* _GIVEN MATERIAL_
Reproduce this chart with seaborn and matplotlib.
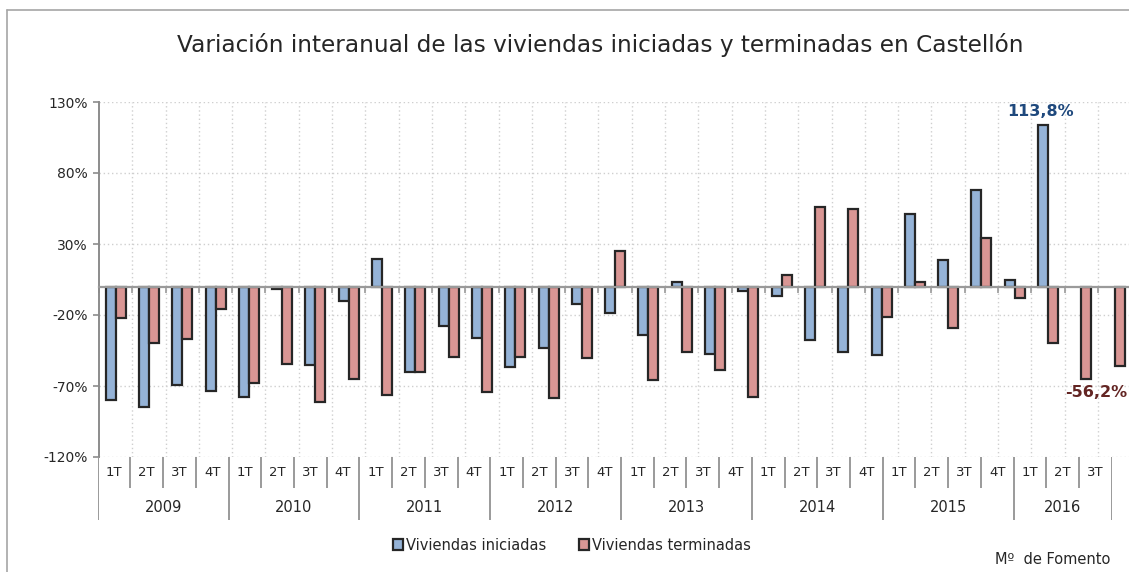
import numpy as np
import matplotlib as mpl
from matplotlib import pyplot as plt
from matplotlib.lines import Line2D
import seaborn as sns
import pandas as pd

sns.set_style('white')
plt.rcParams['font.family'] = ['DejaVu Sans']
plt.rcParams['axes.unicode_minus'] = False

years = ['2009', '2010', '2011', '2012', '2013', '2014', '2015', '2016']
quarters = ['1T', '2T', '3T', '4T']

iniciadas = [-80.0, -85.0, -69.2, -73.2,
             -77.4, -1.6, -55.1, -10.1,
             19.3, -59.8, -27.7, -35.9,
             -56.3, -42.9, -12.0, -18.3,
             -34.2, 3.3, -47.6, -2.8,
             -6.3, -37.5, -46.2, -48.3,
             51.4, 18.6, 68.1, 4.5,
             113.8, np.nan, np.nan]
terminadas = [-21.8, -39.9, -37.0, -15.7,
              -67.6, -54.7, -81.4, -65.0,
              -76.3, -59.8, -49.3, -73.9,
              -49.3, -78.6, -50.0, 25.1,
              -65.7, -45.8, -58.7, -77.7,
              8.0, 56.4, 54.5, -21.1,
              3.1, -29.1, 34.3, -8.2,
              -39.4, -65.2, -56.2]

series = ['Viviendas iniciadas', 'Viviendas terminadas']
colors = ['#95B3D7', '#D99694']

periods = [f'{y} {q}' for y in years for q in quarters][:len(terminadas)]
df = pd.DataFrame({'periodo': periods * 2,
                   'serie': [series[0]] * len(periods) + [series[1]] * len(periods),
                   'valor': iniciadas + terminadas}).dropna()

fig = plt.figure(figsize=(11.29, 5.72), dpi=100)
ax = fig.add_axes([99 / 1129, 1 - 457 / 572, 1030 / 1129, 355 / 572])

sns.barplot(data=df, x='periodo', y='valor', hue='serie', order=periods, hue_order=series,
            palette=colors, saturation=1, width=0.6, edgecolor='#262626', linewidth=1.6, ax=ax)

handles, labels = ax.get_legend_handles_labels()
ax.get_legend().remove()

ax.set_ylim(-120, 130)
ax.set_xlim(-0.5, -0.5 + 1030 / 33.3)
ax.set_yticks(np.arange(-120, 131, 50))
ax.yaxis.set_major_formatter(mpl.ticker.FuncFormatter(lambda v, p: f'{int(v)}%'))
ax.tick_params(axis='y', direction='out', length=4, width=1.2, color='#8C8C8C',
               labelsize=10, labelcolor='#262626', pad=4, left=True)
ax.set_xlabel('')
ax.set_ylabel('')

# zero line with small ticks at category boundaries
ax.spines['bottom'].set_position(('data', 0))
ax.spines['bottom'].set_color('#9A9A9A')
ax.spines['bottom'].set_linewidth(1.6)
ax.set_xticks(np.arange(len(periods)) - 0.5)
ax.set_xticklabels([])
ax.tick_params(axis='x', direction='out', length=4, width=1.2, color='#9A9A9A', bottom=True)
ax.spines['left'].set_color('#8C8C8C')
ax.spines['left'].set_linewidth(1.4)
ax.spines['top'].set_visible(False)
ax.spines['right'].set_visible(False)

for v in np.arange(-120, 131, 50):
    ax.axhline(v, color='#CFCFCF', lw=1.0, ls=(0, (1, 2)), zorder=0)
for k in range(len(periods)):
    ax.axvline(k + 0.5, color='#CFCFCF', lw=1.0, ls=(0, (1, 2)), zorder=0)

# data labels
ax.annotate('113,8%', xy=(28 - 0.15, iniciadas[28]), xytext=(-2, 4), textcoords='offset points',
            ha='center', va='bottom', fontsize=11.5, fontweight='bold', color='#1F497D')
ax.annotate('-56,2%', xy=(30 + 0.15, terminadas[30]), xytext=(-17, -19), textcoords='offset points',
            ha='center', va='center', fontsize=11.5, fontweight='bold', color='#632523',
            annotation_clip=False)

# category table below the plot
tab = fig.add_axes([97.7 / 1129, 1 - 520 / 572, 1014 / 1129, 63 / 572])
tab.set_xlim(-0.5, len(periods) - 0.5)
tab.set_ylim(0, 1)
tab.axis('off')
sep_q = [k - 0.5 for k in range(1, len(periods)) if k % 4 != 0]
sep_y = [k - 0.5 for k in range(0, len(periods), 4)] + [len(periods) - 0.5]
tab.vlines(sep_q, 0.508, 1, color='#9A9A9A', lw=1.4)
tab.vlines(sep_y, 0, 1, color='#9A9A9A', lw=1.4)
for k, p in enumerate(periods):
    tab.text(k, 0.76, p.split()[1], ha='center', va='center', fontsize=9.5, color='#262626')
for i, y in enumerate(years):
    n = sum(1 for p in periods if p.startswith(y))
    tab.text(4 * i + (n - 1) / 2, 0.2, y, ha='center', va='center', fontsize=10.5, color='#262626')

fig.suptitle('Variación interanual de las viviendas iniciadas y terminadas en Castellón',
             x=600 / 1129, y=1 - 45 / 572, va='center', fontsize=16.7, color='#262626')

fig.legend(handles, labels, loc='center', bbox_to_anchor=(572 / 1129, 1 - 545 / 572), ncol=2,
           frameon=False, fontsize=10.5, handlelength=0.7, handleheight=0.7, handletextpad=0.2,
           columnspacing=2.2, labelcolor='#262626')

fig.text(1110 / 1129, 1 - 560 / 572, 'Mº  de Fomento', ha='right', va='center', fontsize=10.5,
         color='#262626')

x0, y0 = 7 / 1129, 1 - 10 / 572
fig.add_artist(Line2D([x0, x0], [0, y0], transform=fig.transFigure, color='#A6A6A6', lw=1.2))
fig.add_artist(Line2D([x0, 1], [y0, y0], transform=fig.transFigure, color='#A6A6A6', lw=1.2))

fig.savefig('out.png', dpi=100)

* _EXERCISE GOAL_
Write out, word for word, the lines from the start of the data through the one holding "quarters = ['1T', '2T', '3T', '4T']". Omit pictures.

* _CORRECT RESPONSE_
Reproduce this chart with seaborn and matplotlib.
import numpy as np
import matplotlib as mpl
from matplotlib import pyplot as plt
from matplotlib.lines import Line2D
import seaborn as sns
import pandas as pd

sns.set_style('white')
plt.rcParams['font.family'] = ['DejaVu Sans']
plt.rcParams['axes.unicode_minus'] = False

years = ['2009', '2010', '2011', '2012', '2013', '2014', '2015', '2016']
quarters = ['1T', '2T', '3T', '4T']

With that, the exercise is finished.